A HORSE WALKS INTO A BAR

Adapted by Micha Loewensohn and Avner Ben-Amos from the book by David Grossman Directed by Dror Keren Cameri, Tel Aviv, July 17.

DROR KEREN stars in ‘A Horse Walks into a Bar’. (photo credit: GERARD ALON)
DROR KEREN stars in ‘A Horse Walks into a Bar’.
(photo credit: GERARD ALON)
When Dovaleh G (Dror Keren) gets heckled from the audience – there are actors sown among it to do that – (former) Judge Avishay Lazar (Igal Zachs) and childhood friend bellows at them, “Let the man tell his story!” Which he does, and neither he nor the story get more attractive by the telling, because Dovaleh G is Dovaleh Greenstein, a second- rate comic doing his standup act of hoary old jokes liberally laced with verbal and physical sexual innuendo in a Netanya basement comedy club, the local equivalent, sort of, of Podunk, Ohio.
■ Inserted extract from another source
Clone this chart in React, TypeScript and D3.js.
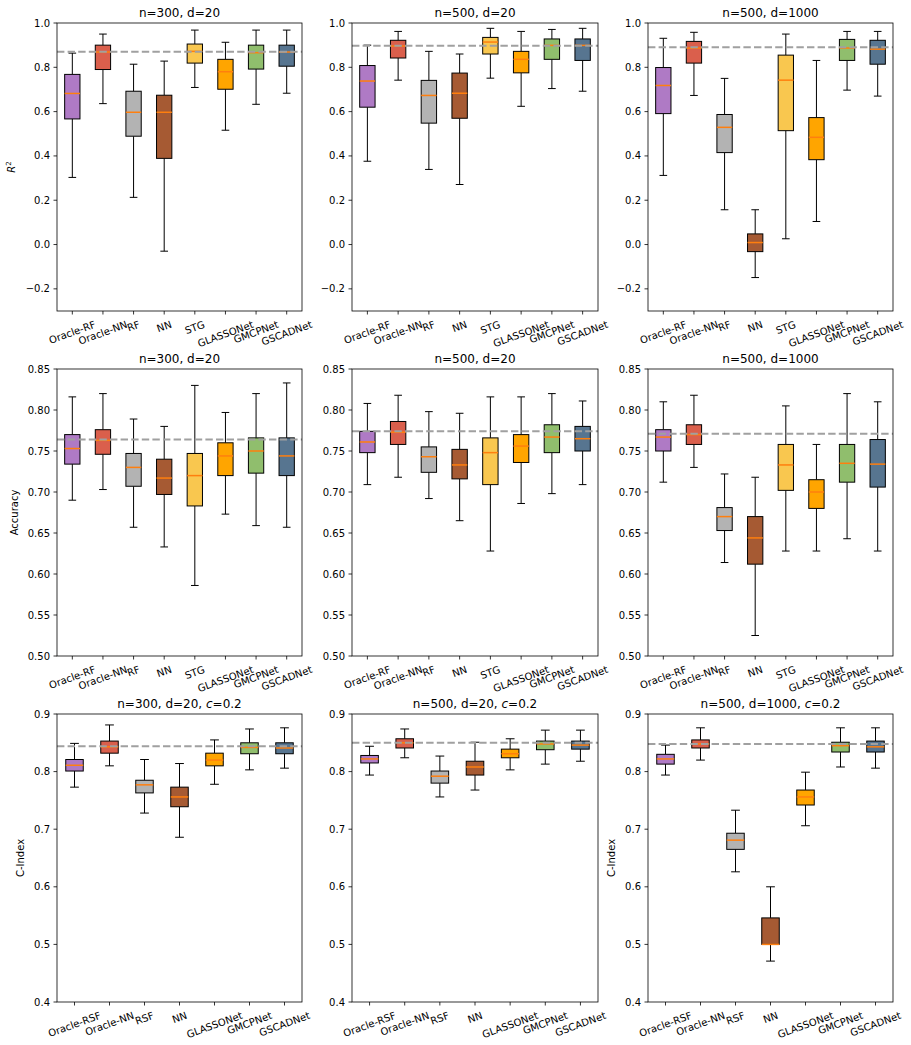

He doesn’t seem to be a particularly nice person either because at first Lazar doesn’t remember him, and he gratuitously insults the one who does. She’s Pitz (Aya Granit Shva), so called because she’s a dwarf.
It’s his birthday too, and he’s reminded of the one event that colored his past and defines his present, the death of his mother, the sequences of which he details minutely.
It’s difficult to watch him, because, with the hecklers, you’re thinking “shut up already. Been here. Done that,” because of course Dovaleh G is us, or most of us, who keep getting up after life has kicked us down, keep trying when everything we cherish is denatured.
“Remember me,” says Pitz when she goes onstage after the show’s ignominious end.
Gently he kisses her, and so (perhaps) himself back to humanity.
Does Horse work on stage? Yes, and no. Yes because of Keren whose portrayal of the self-absorbed, self-flagellating Dovaleh G is so encompassing, so no-holds-barred that you almost can’t bear to watch it. And because of Zachs and especially Granit Shva who invest their (in comparison) tiny roles with completely credible completeness.
Yossi Yarom, in his even tinier role of stage manager Yoav, manages beautifully his acute embarrassment at being where he is.
No for two reasons. One is the untimely death back in March of Micha Loewensohn, the show’s original director, thereby letting sentimentality creep in by the back door. As a theater piece Horse can’t afford a minute of it. The second is that the book last month won the prestigious International Man Booker Prize which, willy-nilly, makes the show iconic; that, it really doesn’t need.